Written task => Copy out all lines in the data below containing the string "this".

Data records =>
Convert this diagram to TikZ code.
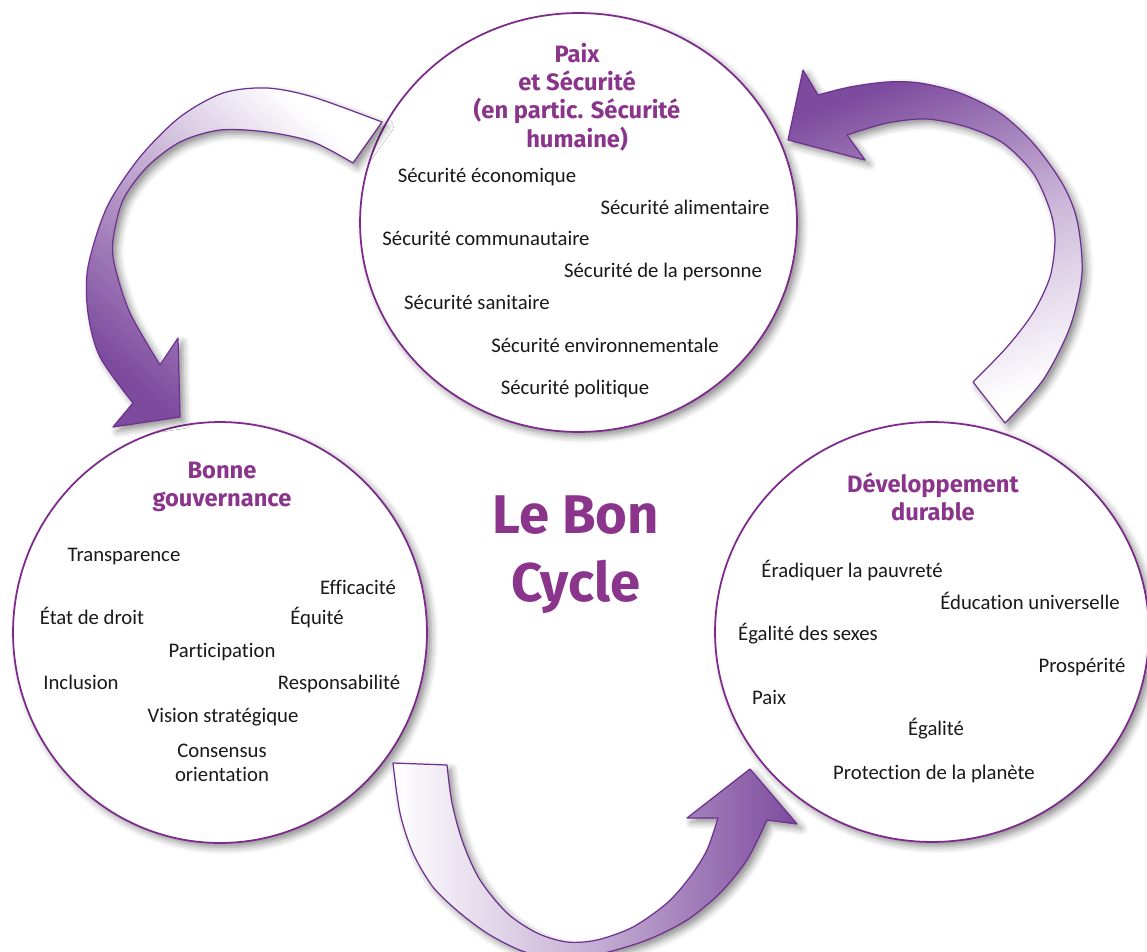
\documentclass[tikz,border=0pt]{standalone}
\usepackage{fontspec}
\setmainfont{Carlito}[Ligatures=NoCommon]
\setsansfont{Fira Sans}
\usetikzlibrary{shapes.geometric,shadows.blur}

\definecolor{titreviolet}{RGB}{139,52,140}
\definecolor{bordviolet}{RGB}{125,42,140}
\definecolor{flecheviolet}{RGB}{125,75,158}
\definecolor{traitviolet}{RGB}{112,48,146}

\tikzset{
  ombre/.style={blur shadow={shadow xshift=2.5pt, shadow yshift=-2.5pt, shadow blur radius=4pt, shadow opacity=45}},
  bulle/.style={ellipse, draw=bordviolet, line width=1pt, fill=white, inner sep=0pt, ombre},
  titre/.style={font=\sffamily\bfseries\fontsize{13.5}{16.2}\selectfont, text=titreviolet, align=center},
  item/.style={font=\fontsize{11.8}{13.7}\selectfont, text=black!90, anchor=mid},
  fleche/.style={draw=traitviolet, line width=0.7pt, line join=round, ombre},
}

\begin{document}
\begin{tikzpicture}[x=0.02cm, y=-0.02cm, line join=round, line cap=round]
	\useasboundingbox (0,0) rectangle (1147,951);
	% les trois bulles
	\node[bulle, minimum width=8.74cm, minimum height=8.38cm] (paix) at (578.5,222.5) {};
	\node[bulle, minimum width=8.28cm, minimum height=8.42cm] (gouv) at (220,632.5) {};
	\node[bulle, minimum width=8.68cm, minimum height=8.4cm] (dev) at (932,632) {};
	
	% fleche haut gauche : paix -> gouvernance
	\path[fleche, top color=white, bottom color=flecheviolet, middle color=flecheviolet!50, shading angle=-40]
		plot[smooth] coordinates {(382,122) (313,97) (267,88) (223,93) (180,117) (140,157) (107,207) (88,267) (88,313) (100,357) (133,403)}
		-- (113,427) -- (180,417) -- (178,338)
		-- plot[smooth] coordinates {(160,365) (130,313) (115,267) (113,240) (123,200) (147,167) (180,142) (220,130) (267,132) (313,142) (353,163)}
		-- cycle;
	% fleche droite : developpement -> paix
	\path[fleche, top color=flecheviolet, bottom color=white, middle color=flecheviolet!40, shading angle=20]
		plot[smooth] coordinates {(1005,423) (1043,380) (1070,327) (1082,273) (1077,220) (1062,183) (1033,143) (1000,113) (960,93) (920,83) (887,82) (850,87) (818,95)}
		-- (803,70) -- (788,140) -- (865,160)
		-- plot[smooth] coordinates {(847,135) (887,123) (927,119) (967,127) (1003,143) (1033,173) (1050,210) (1055,240) (1050,277) (1033,313) (1007,347) (973,382)}
		-- cycle;
	% fleche du bas : gouvernance -> developpement
	\path[fleche, left color=white, right color=flecheviolet, middle color=flecheviolet!45]
		plot[smooth] coordinates {(393,763) (400,813) (413,853) (433,887) (460,913) (490,935) (525,952) (563,958) (600,954) (647,940) (687,920) (720,893) (747,860) (767,820)}
		-- (797,824) -- (750,769) -- (687,818)
		-- plot[smooth] coordinates {(718,818) (707,850) (690,877) (667,903) (633,927) (597,940) (567,942) (537,933) (507,913) (480,880) (463,843) (452,803) (447,765)}
		-- cycle;
	
	% titres
	\node[titre] (tpaix) at (577,97) {Paix\\et Sécurité\\(en partic. Sécurité\\humaine)};
	\node[titre] (tgouv) at (222,487) {Bonne\\gouvernance};
	\node[titre] (tdev) at (933,497) {Développement\\durable};
	\node[titre, font=\sffamily\bfseries\fontsize{31}{38.7}\selectfont] (cycle) at (576,555) {Le Bon\\Cycle};
	
	% paix et securite
	\node[item] (ps1) at (487,178) {Sécurité économique};
	\node[item] (ps2) at (685,210) {Sécurité alimentaire};
	\node[item] (ps3) at (486,241) {Sécurité communautaire};
	\node[item] (ps4) at (663,273) {Sécurité de la personne};
	\node[item] (ps5) at (477,305) {Sécurité sanitaire};
	\node[item] (ps6) at (605,348) {Sécurité environnementale};
	\node[item] (ps7) at (575,390) {Sécurité politique};
	
	% bonne gouvernance
	\node[item] (bg1) at (124,557) {Transparence};
	\node[item] (bg2) at (358,590) {Efficacité};
	\node[item] (bg3) at (92,620) {État de droit};
	\node[item] (bg4) at (317,620) {Équité};
	\node[item] (bg5) at (222,653) {Participation};
	\node[item] (bg6) at (81,685) {Inclusion};
	\node[item] (bg7) at (339,685) {Responsabilité};
	\node[item] (bg8) at (223,718) {Vision stratégique};
	\node[item, anchor=center, align=center] (bg9) at (222,763) {Consensus\\orientation};
	
	% developpement durable
	\node[item] (dd1) at (852,573) {Éradiquer la pauvreté};
	\node[item] (dd2) at (1030,605) {Éducation universelle};
	\node[item] (dd3) at (808,636) {Égalité des sexes};
	\node[item] (dd4) at (1082,668) {Prospérité};
	\node[item] (dd5) at (769,700) {Paix};
	\node[item] (dd6) at (936,731) {Égalité};
	\node[item] (dd7) at (934,775) {Protection de la planète};
\end{tikzpicture}
\end{document}
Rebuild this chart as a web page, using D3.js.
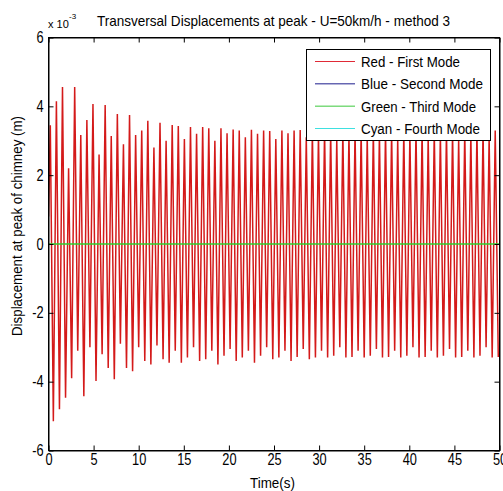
<!DOCTYPE html>
<html><head><meta charset="utf-8">
<script src="https://cdn.jsdelivr.net/npm/d3@7"></script>
<style>
html,body{margin:0;padding:0;background:#fff;}
svg text{font-family:"Liberation Sans",Arial,sans-serif;fill:#000;}
</style></head>
<body><svg id="c" width="503" height="491"></svg>
<script>
// ---- data (values in units of 1e-3 m) ----
const xTicks = [0,5,10,15,20,25,30,35,40,45,50];
const yTicks = [-6,-4,-2,0,2,4,6];
const startValue = 0.8;
const firstPeakTime = 0.2;
const period = 0.6757;
const upperPeaks = [3.45,4.15,4.56,2.2,4.56,3.17,3.6,4.07,2.6,4.04,
 3.14,3.78,2.9,3.75,3.17,3.3,3.58,2.8,3.52,3.0,
 3.46,3.43,3.05,3.4,3.2,3.4,3.36,3.0,3.36,3.22,
 3.33,3.3,3.1,3.32,3.2,3.3,3.28,3.05,3.3,3.22,
 3.3,3.31,3.1,3.29,3.2,3.32,3.28,3.04,3.3,3.2,
 3.3,3.3,3.12,3.3,3.22,3.31,3.27,3.05,3.3,3.2,
 3.32,3.3,3.1,3.3,3.22,3.3,3.28,3.06,3.3,3.21,
 3.3,3.31,3.1,3.3];
const lowerPeaks = [-5.15,-4.8,-4.47,-3.9,-3.1,-4.42,-3.0,-3.98,-3.2,-3.6,
 -3.93,-2.9,-3.6,-3.7,-3.0,-3.4,-3.5,-2.95,-3.35,-3.45,
 -3.1,-3.45,-3.3,-3.0,-3.4,-3.35,-3.1,-3.5,-3.25,-3.05,
 -3.4,-3.3,-3.1,-3.45,-3.25,-3.0,-3.35,-3.3,-3.1,-3.4,
 -3.28,-3.05,-3.35,-3.3,-3.1,-3.3,-3.25,-3.0,-3.3,-3.28,
 -3.1,-3.3,-3.25,-3.05,-3.3,-3.28,-3.1,-3.3,-3.25,-3.0,
 -3.3,-3.28,-3.1,-3.3,-3.25,-3.05,-3.3,-3.28,-3.1,-3.3,
 -3.25,-3.0,-3.3,-3.28];
const zeroModes = [0,0]; // second, third, fourth modes stay at zero
const legendLabels = ["Red - First Mode","Blue - Second Mode","Green - Third Mode","Cyan - Fourth Mode"];
const legendColors = ["#e02a36","#1c1c8c","#3cc83c","#3ee0e0"];
const titleText = "Transversal Displacements at peak - U=50km/h - method 3";
const xLabel = "Time(s)";
const yLabel = "Displacement at peak of chimney (m)";

// ---- build series ----
const series = [{t:0, v:startValue}];
const n = Math.max(upperPeaks.length, lowerPeaks.length);
for (let k=0;k<n;k++){
  const tp = firstPeakTime + k*period;
  if (k<upperPeaks.length) series.push({t:tp, v:upperPeaks[k]});
  if (k<lowerPeaks.length) series.push({t:tp+period/2, v:lowerPeaks[k]});
}

const svg = d3.select("#c");
const L=48.5, R=499.5, T=37.5, B=450.5;
const x = d3.scaleLinear().domain([0,50]).range([L,R]);
const y = d3.scaleLinear().domain([-6,6]).range([B,T]);
const SX = 0.8;

svg.append("defs").append("clipPath").attr("id","clip")
  .append("rect").attr("x",L).attr("y",T).attr("width",R-L).attr("height",B-T);

const plot = svg.append("g").attr("clip-path","url(#clip)");
plot.append("path").datum(series)
  .attr("fill","none").attr("stroke","#d41a1a").attr("stroke-width",1.5)
  .attr("d", d3.line().x(d=>x(d.t)).y(d=>y(d.v)));
// zero-valued modes
plot.append("path").datum(zeroModes)
  .attr("fill","none").attr("stroke","#2ccf2c").attr("stroke-width",1.3)
  .attr("d", d3.line().x((d,i)=>x(i*50)).y(d=>y(d)));

// axes
const gB = svg.append("g").attr("transform",`translate(0,${B})`)
  .call(d3.axisBottom(x).tickValues(xTicks).tickSizeInner(-5).tickSizeOuter(0).tickPadding(3).tickFormat(d3.format("d")));
const gT = svg.append("g").attr("transform",`translate(0,${T})`)
  .call(d3.axisTop(x).tickValues(xTicks).tickSizeInner(-5).tickSizeOuter(0).tickFormat(""));
const gL = svg.append("g").attr("transform",`translate(${L},0)`)
  .call(d3.axisLeft(y).tickValues(yTicks).tickSizeInner(-5).tickSizeOuter(0).tickPadding(5).tickFormat(d3.format("d")));
const gR = svg.append("g").attr("transform",`translate(${R},0)`)
  .call(d3.axisRight(y).tickValues(yTicks).tickSizeInner(-5).tickSizeOuter(0).tickFormat(""));
[gB,gT,gL,gR].forEach(g=>{
  g.select(".domain").attr("stroke","#000");
  g.selectAll(".tick line").attr("stroke","#000");
  g.selectAll("text").attr("font-family","Liberation Sans, Arial, sans-serif").attr("font-size",16).attr("fill","#000");
});
gB.selectAll(".tick text").attr("transform",`scale(${SX},1)`);
gL.selectAll(".tick text").attr("x",-5/SX).attr("transform",`scale(${SX},1)`)
  .text(d=> d<0 ? "-"+Math.abs(d) : d);

// box
svg.append("rect").attr("x",L).attr("y",T).attr("width",R-L).attr("height",B-T)
  .attr("fill","none").attr("stroke","#000").attr("stroke-width",1);

// exponent
const ex = svg.append("text").attr("x",48).attr("y",28).attr("font-size",11);
ex.append("tspan").text("x 10");
svg.append("text").attr("x",69).attr("y",18.5).attr("font-size",8).text("-3");

// title
svg.append("text").attr("x",97).attr("y",26).attr("font-size",15)
  .attr("textLength",353).attr("lengthAdjust","spacingAndGlyphs").text(titleText);
// x label
svg.append("text").attr("x",250).attr("y",488).attr("font-size",15)
  .attr("textLength",45).attr("lengthAdjust","spacingAndGlyphs").text(xLabel);
// y label
svg.append("text").attr("transform","translate(22,226) rotate(-90)")
  .attr("text-anchor","middle").attr("font-size",15)
  .attr("textLength",220).attr("lengthAdjust","spacingAndGlyphs").text(yLabel);

// legend
const lg = svg.append("g");
lg.append("rect").attr("x",306.5).attr("y",49.5).attr("width",184).attr("height",91)
  .attr("fill","#fff").attr("stroke","#000").attr("stroke-width",1);
const rowY = d3.scalePoint().domain(d3.range(legendLabels.length)).range([61.5,128.5]);
const textW = [99,122,115,119];
legendLabels.forEach((lab,i)=>{
  const yy = rowY(i);
  lg.append("line").attr("x1",315).attr("x2",355).attr("y1",yy).attr("y2",yy)
    .attr("stroke",legendColors[i]).attr("stroke-width",1);
  lg.append("text").attr("x",361).attr("y",yy+5.5).attr("font-size",15.5)
    .attr("textLength",textW[i]).attr("lengthAdjust","spacingAndGlyphs").text(lab);
});
</script></body></html>
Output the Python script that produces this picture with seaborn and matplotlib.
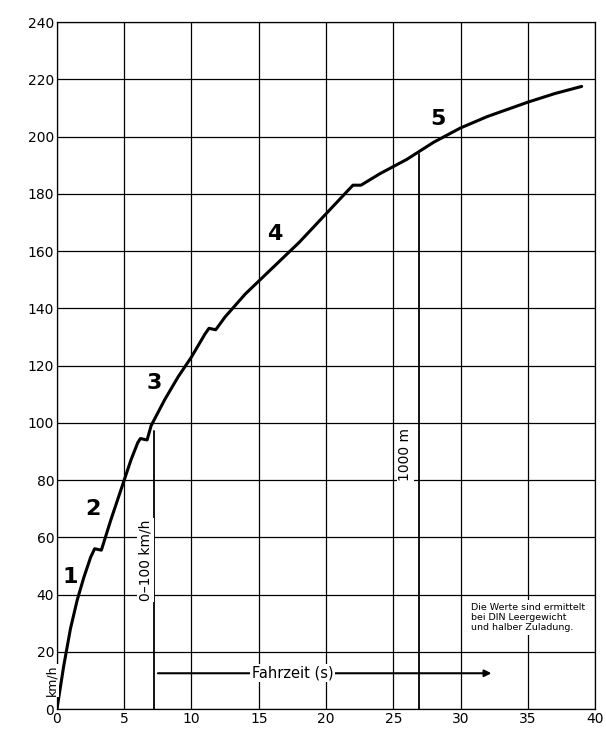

Exercise output =>
Convert this diagram to TikZ code.
Rebuild this chart as a web page, using D3.js.
Output the Python script that produces this picture with seaborn and matplotlib.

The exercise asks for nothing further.